## WHAT TO PRODUCE
Set down the material below word for word, excluding the pictures.

_ _ _ _ _

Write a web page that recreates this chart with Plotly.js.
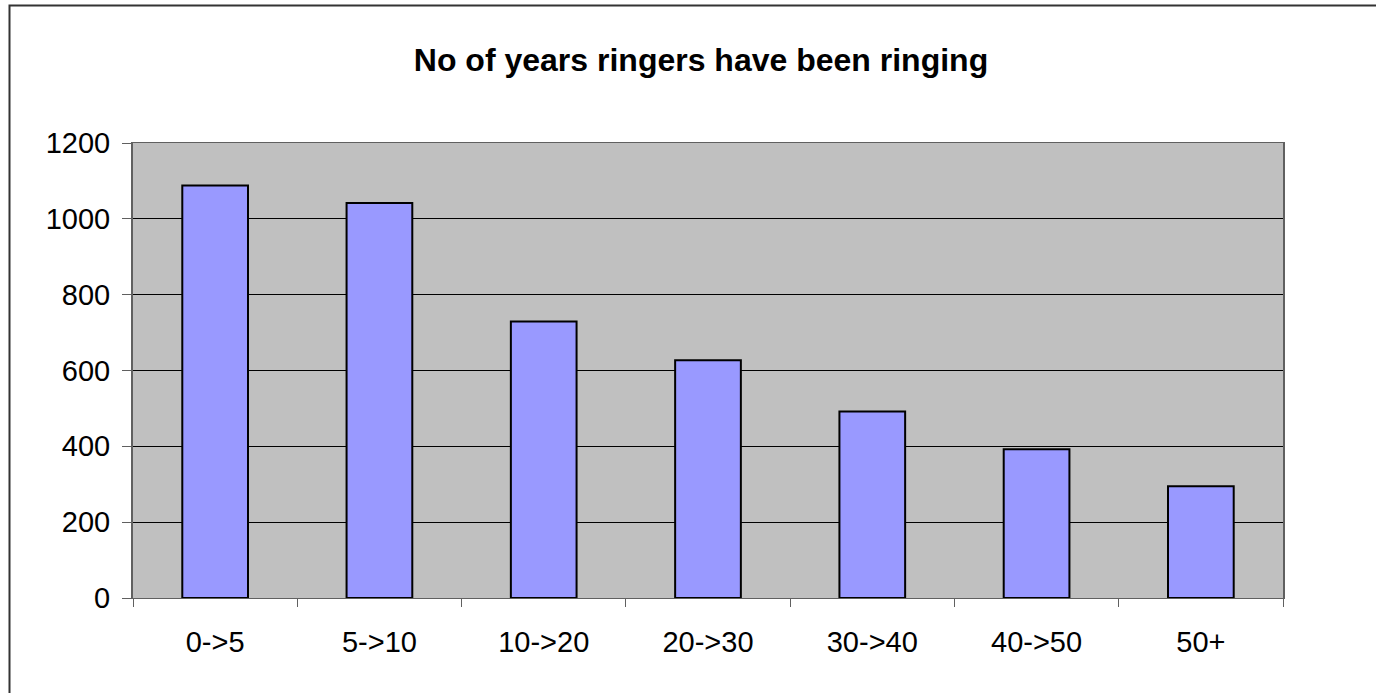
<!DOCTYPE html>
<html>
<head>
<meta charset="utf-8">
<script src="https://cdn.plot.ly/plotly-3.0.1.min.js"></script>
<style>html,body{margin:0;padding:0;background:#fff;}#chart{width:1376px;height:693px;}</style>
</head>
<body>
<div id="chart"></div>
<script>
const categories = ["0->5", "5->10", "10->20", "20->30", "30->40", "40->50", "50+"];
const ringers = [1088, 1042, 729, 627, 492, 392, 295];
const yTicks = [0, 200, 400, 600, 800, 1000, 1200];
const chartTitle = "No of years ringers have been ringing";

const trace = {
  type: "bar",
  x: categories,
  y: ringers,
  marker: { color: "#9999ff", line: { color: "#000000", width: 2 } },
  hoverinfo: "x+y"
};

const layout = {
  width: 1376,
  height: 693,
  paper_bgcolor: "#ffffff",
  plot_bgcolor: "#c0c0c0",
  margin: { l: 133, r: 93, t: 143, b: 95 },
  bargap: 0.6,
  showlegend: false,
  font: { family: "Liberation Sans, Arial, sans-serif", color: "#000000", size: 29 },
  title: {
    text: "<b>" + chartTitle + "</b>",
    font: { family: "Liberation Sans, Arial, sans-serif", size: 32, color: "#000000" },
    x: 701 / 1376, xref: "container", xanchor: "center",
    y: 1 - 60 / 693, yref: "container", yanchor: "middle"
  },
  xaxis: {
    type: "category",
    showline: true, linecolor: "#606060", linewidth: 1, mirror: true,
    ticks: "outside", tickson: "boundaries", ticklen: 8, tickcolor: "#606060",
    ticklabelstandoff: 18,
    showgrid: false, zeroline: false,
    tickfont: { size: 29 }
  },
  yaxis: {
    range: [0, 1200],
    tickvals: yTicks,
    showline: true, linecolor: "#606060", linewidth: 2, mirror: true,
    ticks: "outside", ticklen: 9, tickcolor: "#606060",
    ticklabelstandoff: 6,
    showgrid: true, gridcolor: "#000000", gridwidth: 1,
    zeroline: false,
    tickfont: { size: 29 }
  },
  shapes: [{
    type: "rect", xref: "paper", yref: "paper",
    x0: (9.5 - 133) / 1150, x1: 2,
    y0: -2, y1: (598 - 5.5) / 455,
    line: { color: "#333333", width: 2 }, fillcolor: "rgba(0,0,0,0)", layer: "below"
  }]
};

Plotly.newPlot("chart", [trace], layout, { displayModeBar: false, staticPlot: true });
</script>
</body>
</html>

_ _ _ _ _

## RESULT FOR THIS TASK
Write a web page that recreates this chart with Plotly.js.
<!DOCTYPE html>
<html>
<head>
<meta charset="utf-8">
<script src="https://cdn.plot.ly/plotly-3.0.1.min.js"></script>
<style>html,body{margin:0;padding:0;background:#fff;}#chart{width:1376px;height:693px;}</style>
</head>
<body>
<div id="chart"></div>
<script>
const categories = ["0->5", "5->10", "10->20", "20->30", "30->40", "40->50", "50+"];
const ringers = [1088, 1042, 729, 627, 492, 392, 295];
const yTicks = [0, 200, 400, 600, 800, 1000, 1200];
const chartTitle = "No of years ringers have been ringing";

const trace = {
  type: "bar",
  x: categories,
  y: ringers,
  marker: { color: "#9999ff", line: { color: "#000000", width: 2 } },
  hoverinfo: "x+y"
};

const layout = {
  width: 1376,
  height: 693,
  paper_bgcolor: "#ffffff",
  plot_bgcolor: "#c0c0c0",
  margin: { l: 133, r: 93, t: 143, b: 95 },
  bargap: 0.6,
  showlegend: false,
  font: { family: "Liberation Sans, Arial, sans-serif", color: "#000000", size: 29 },
  title: {
    text: "<b>" + chartTitle + "</b>",
    font: { family: "Liberation Sans, Arial, sans-serif", size: 32, color: "#000000" },
    x: 701 / 1376, xref: "container", xanchor: "center",
    y: 1 - 60 / 693, yref: "container", yanchor: "middle"
  },
  xaxis: {
    type: "category",
    showline: true, linecolor: "#606060", linewidth: 1, mirror: true,
    ticks: "outside", tickson: "boundaries", ticklen: 8, tickcolor: "#606060",
    ticklabelstandoff: 18,
    showgrid: false, zeroline: false,
    tickfont: { size: 29 }
  },
  yaxis: {
    range: [0, 1200],
    tickvals: yTicks,
    showline: true, linecolor: "#606060", linewidth: 2, mirror: true,
    ticks: "outside", ticklen: 9, tickcolor: "#606060",
    ticklabelstandoff: 6,
    showgrid: true, gridcolor: "#000000", gridwidth: 1,
    zeroline: false,
    tickfont: { size: 29 }
  },
  shapes: [{
    type: "rect", xref: "paper", yref: "paper",
    x0: (9.5 - 133) / 1150, x1: 2,
    y0: -2, y1: (598 - 5.5) / 455,
    line: { color: "#333333", width: 2 }, fillcolor: "rgba(0,0,0,0)", layer: "below"
  }]
};

Plotly.newPlot("chart", [trace], layout, { displayModeBar: false, staticPlot: true });
</script>
</body>
</html>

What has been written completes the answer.